Дело в том, что Лермонтов в произведениях юнкерского круга вышел далеко не только за творческие пределы жанра "фривольной поэзии" Василия Львовича Пушкина, но и его племянника с его "Гавриилиадой". Произведения Лермонтова имеют совершенно иной смысл и связаны с принципиально иной литературной и культурной традицией.

Что касается "циничного набора непристойных слов", то у разных психологических типов они могут приобретать совершенно различное звучание, в том числе в рамках художественного сознания. Психолог В. Ф. Чиж исследовал данную проблему на примере психологической типологии Гоголя. "Гоголь, – писал ученый, – рассказывал "непечатные" анекдоты с таким мастерством, с таким удовольствием, что, несомненно, его воображение было направлено в известную сторону: это не были шутки грубого чувственного человека, лишенного художественного чутья, – нет, это были именно художественные произведения ‹…›"

В настоящей главе мы будем рассматривать весь круг произведений Лермонтова, объединенных одной темой, – круг, в который входят не только собственно произведения юнкерского периода. Все они имеют отношение к теме игры в жизни и творчестве Лермонтова и ее таких разновидностей, как маскарад и карнавал. Только с позиции "карнавального отелесения мира" (М. М. Бахтин) можно понять смысл и своеобразие этой группы произведений поэта.

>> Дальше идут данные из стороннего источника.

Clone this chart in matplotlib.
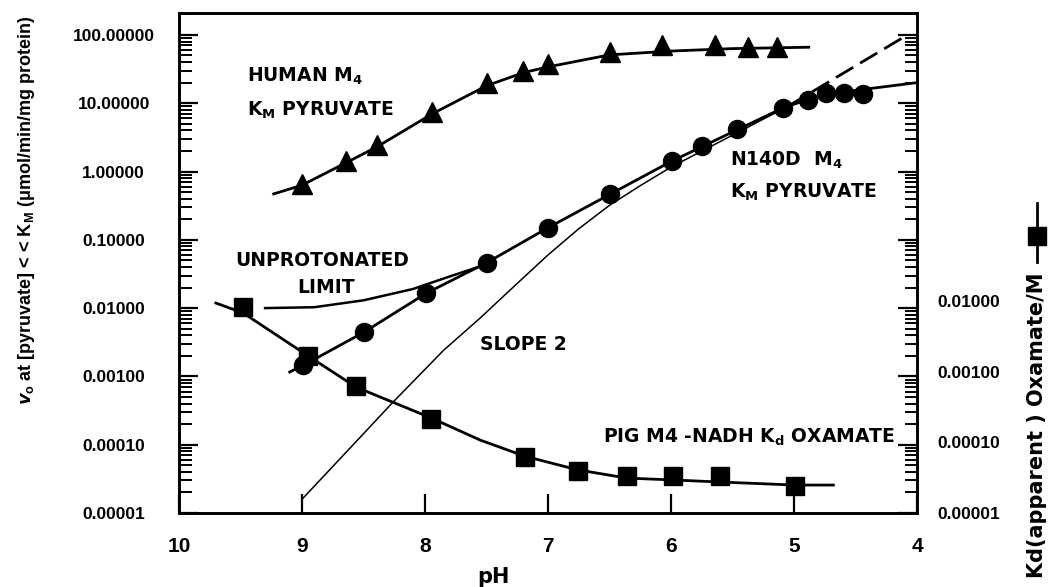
import matplotlib
matplotlib.use("Agg")
import matplotlib.pyplot as plt
from matplotlib.lines import Line2D
from matplotlib.ticker import LogLocator, FixedLocator, NullFormatter

plt.rcParams['font.family'] = ['Liberation Sans', 'DejaVu Sans']
plt.rcParams['font.weight'] = 'bold'
plt.rcParams['mathtext.fontset'] = 'custom'
plt.rcParams['mathtext.rm'] = 'DejaVu Sans:bold'
plt.rcParams['mathtext.it'] = 'DejaVu Sans:italic:bold'
plt.rcParams['mathtext.bf'] = 'DejaVu Sans:bold'
plt.rcParams['mathtext.default'] = 'rm'

# ---------------- data ----------------
# Human M4, KM pyruvate (triangles)
human_ph = [9.00, 8.64, 8.39, 7.94, 7.50, 7.20, 7.00, 6.50, 6.07, 5.64, 5.37, 5.14]
human_val = [0.66, 1.43, 2.44, 7.4, 19.8, 29.6, 37.5, 56, 71, 71, 66.5, 66.5]
human_fit_ph = [9.23, 9.00, 8.64, 8.39, 7.94, 7.50, 7.20, 7.00, 6.50, 6.00, 5.50, 4.88]
human_fit_val = [0.47, 0.63, 1.35, 2.3, 7.0, 18, 28, 34, 51, 58, 63, 66]

# N140D M4, KM pyruvate (circles)
n140d_ph = [8.99, 8.50, 7.99, 7.50, 7.00, 6.50, 5.99, 5.75, 5.46, 5.09, 4.89, 4.74, 4.59, 4.44]
n140d_val = [1.47e-3, 4.5e-3, 0.0166, 0.0457, 0.149, 0.469, 1.43, 2.36, 4.19, 8.5, 11.1, 14.1, 14.1, 13.6]
n140d_fit_ph = [9.10, 8.99, 8.50, 7.99, 7.50, 7.00, 6.50, 6.00, 5.75, 5.46, 5.09, 4.89, 4.74, 4.59, 4.44, 4.02]
n140d_fit_val = [1.16e-3, 1.45e-3, 4.4e-3, 0.0165, 0.046, 0.15, 0.46, 1.4, 2.3, 4.1, 8.5, 11.3, 13.2, 14.7, 15.9, 19.8]

# slope-2 component and its dashed extension
slope_ph = [8.99, 8.60, 8.26, 7.85, 7.55, 7.25, 7.00, 6.75, 6.50, 6.25, 6.00, 5.50, 5.05]
slope_val = [1.66e-5, 9.3e-5, 4.2e-4, 2.4e-3, 7.2e-3, 0.023, 0.06, 0.145, 0.32, 0.62, 1.16, 3.4, 9.0]
dash_ph = [5.05, 4.12]
dash_val = [9.0, 90]

# unprotonated limit
unprot_ph = [9.30, 8.90, 8.50, 8.10, 7.80, 7.45]
unprot_val = [0.0100, 0.0103, 0.0130, 0.019, 0.029, 0.047]

# Pig M4-NADH Kd oxamate (squares, right axis)
pig_ph = [9.48, 8.95, 8.56, 7.95, 7.19, 6.76, 6.36, 5.98, 5.60, 4.99]
pig_kd = [8.4e-3, 1.69e-3, 6.3e-4, 2.15e-4, 6.2e-5, 3.9e-5, 3.3e-5, 3.3e-5, 3.4e-5, 2.4e-5]
pig_fit_ph = [9.70, 9.48, 8.95, 8.56, 7.95, 7.55, 7.19, 6.76, 6.36, 5.98, 5.60, 4.99, 4.68]
pig_fit_kd = [9.5e-3, 6.9e-3, 1.69e-3, 6.1e-4, 2.23e-4, 1.08e-4, 6.4e-5, 4.1e-5, 3.13e-5, 2.94e-5, 2.75e-5, 2.49e-5, 2.49e-5]

x_ticks = [10, 9, 8, 7, 6, 5, 4]
left_ticks = [1e2, 1e1, 1e0, 1e-1, 1e-2, 1e-3, 1e-4, 1e-5]
left_labels = ['100.00000', '10.00000', '1.00000', '0.10000', '0.01000', '0.00100', '0.00010', '0.00001']
right_ticks = [1e-2, 1e-3, 1e-4, 1e-5]
right_labels = ['0.01000', '0.00100', '0.00010', '0.00001']

# ---------------- figure ----------------
W, H = 1048, 587
fig = plt.figure(figsize=(W / 100, H / 100), dpi=100)
L, R, B, T = 179, 917, 513, 13
ax = fig.add_axes([L / W, 1 - B / H, (R - L) / W, (B - T) / H])
ax2 = ax.twinx()

ax.set_xlim(10, 4)
ax.set_yscale('log')
ax.set_ylim(1e-5, 10 ** (-5 + (B - T) / 68.3))
ax2.set_yscale('log')
ax2.set_ylim(1e-5, 10 ** (-5 + (B - T) / 70.5))

lw_fit = 2.0
ax.plot(human_fit_ph, human_fit_val, color='black', lw=lw_fit, zorder=2)
ax.plot(human_ph, human_val, linestyle='none', marker='^', ms=14, color='black', zorder=3)

ax.plot(n140d_fit_ph, n140d_fit_val, color='black', lw=lw_fit, zorder=2)
ax.plot(n140d_ph, n140d_val, linestyle='none', marker='o', ms=13, color='black', zorder=3)

ax.plot(slope_ph, slope_val, color='black', lw=1.1, zorder=2)
dl, = ax.plot(dash_ph, dash_val, color='black', lw=2.0, zorder=2)
dl.set_dashes((7.2, 2.9))
ax.plot(unprot_ph, unprot_val, color='black', lw=1.8, zorder=2)

ax2.plot(pig_fit_ph, pig_fit_kd, color='black', lw=lw_fit, zorder=2)
ax2.plot(pig_ph, pig_kd, linestyle='none', marker='s', ms=12.5, color='black', zorder=3)

# axes styling
for a in (ax, ax2):
    for s in a.spines.values():
        s.set_linewidth(1.9)

ax.set_xticks(x_ticks)
ax.set_xticklabels([str(t) for t in x_ticks], fontsize=15, fontweight='bold')
ax.tick_params(axis='x', direction='in', length=14, width=1.6, pad=17)

ax.yaxis.set_major_locator(FixedLocator(left_ticks))
ax.set_yticklabels(left_labels, fontsize=12.5, fontweight='bold', ha='center')
ax.yaxis.set_minor_locator(LogLocator(base=10, subs=range(2, 10), numticks=30))
ax.yaxis.set_minor_formatter(NullFormatter())
ax.tick_params(axis='y', which='major', direction='in', length=14, width=1.6,
               pad=47, left=True, right=True)
ax.tick_params(axis='y', which='minor', direction='in', length=9, width=1.4,
               left=True, right=True)

ax2.yaxis.set_major_locator(FixedLocator(right_ticks))
ax2.set_yticklabels(right_labels, fontsize=12.5, fontweight='bold')
ax2.yaxis.set_minor_locator(FixedLocator([]))
ax2.tick_params(axis='y', which='both', length=0, pad=15)

# x label
fig.text(493 / W, 1 - 577 / H, 'pH', fontsize=15, fontweight='bold',
         family='DejaVu Sans', ha='center', va='center')

# annotations
fs = 13.5
af = 'DejaVu Sans'
ax.text(9.447, 25, 'HUMAN M$_4$', fontsize=fs, family=af, va='center', ha='left')
ax.text(9.447, 7.95, 'K$_\\mathregular{M}$ PYRUVATE', fontsize=fs, family=af, va='center', ha='left')
ax.text(9.545, 0.0506, 'UNPROTONATED', fontsize=fs, family=af, va='center', ha='left')
ax.text(8.805, 0.0197, 'LIMIT', fontsize=fs, family=af, va='center', ha='center')
ax.text(7.553, 2.98e-3, 'SLOPE 2', fontsize=fs, family=af, va='center', ha='left')
ax.text(5.52, 1.47, 'N140D  M$_4$', fontsize=fs, family=af, va='center', ha='left')
ax.text(5.52, 0.50, 'K$_\\mathregular{M}$ PYRUVATE', fontsize=fs, family=af, va='center', ha='left')
ax.text(6.553, 1.3e-4, 'PIG M4 -NADH K$_\\mathregular{d}$ OXAMATE', fontsize=fs, family=af,
        va='center', ha='left')

# y labels
fig.text(27 / W, 1 - 210 / H,
         '$\\mathit{v}_\\mathregular{o}$ at [pyruvate] < < K$_\\mathregular{M}$ (μmol/min/mg protein)',
         rotation=90, ha='center', va='center', fontsize=13, fontweight='bold',
         family=['Liberation Sans', 'DejaVu Sans'])
fig.text(1037 / W, 1 - 425 / H, 'Kd(apparent ) Oxamate/M', rotation=90,
         ha='center', va='center', fontsize=15, fontweight='bold', family='DejaVu Sans')
fig.add_artist(Line2D([1037 / W, 1037 / W], [1 - 203 / H, 1 - 262 / H],
                      transform=fig.transFigure, color='black', lw=2))
fig.add_artist(Line2D([1037 / W], [1 - 236 / H], transform=fig.transFigure,
                      marker='s', ms=13, color='black', linestyle='none'))

fig.savefig('out.png', dpi=100)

Игра и ее разновидности (маскарад, карты, шахматы, детские игры) занимали исключительно важное место в жизни и творчестве Лермонтова и оказали решающее воздействие на жизненную драму поэта. Подробнее об игре речь пойдет в следующей главе. Здесь мы рассмотрим игру в одной из ее функциональных разновидностей у Лермонтова. Группа произведений юнкерского круга (так мы будем называть эти тематически близкие стихотворения и поэмы) принадлежит к реликтовым формам карнавальных жанров средневековой литературы и фольклора. Согласно М. М. Бахтину, в процессе разложения карнавала образовались две эпигонские линии – маскарадная и балаганная, а также ряд их разновидностей, связанных с площадными и рекреационными праздниками.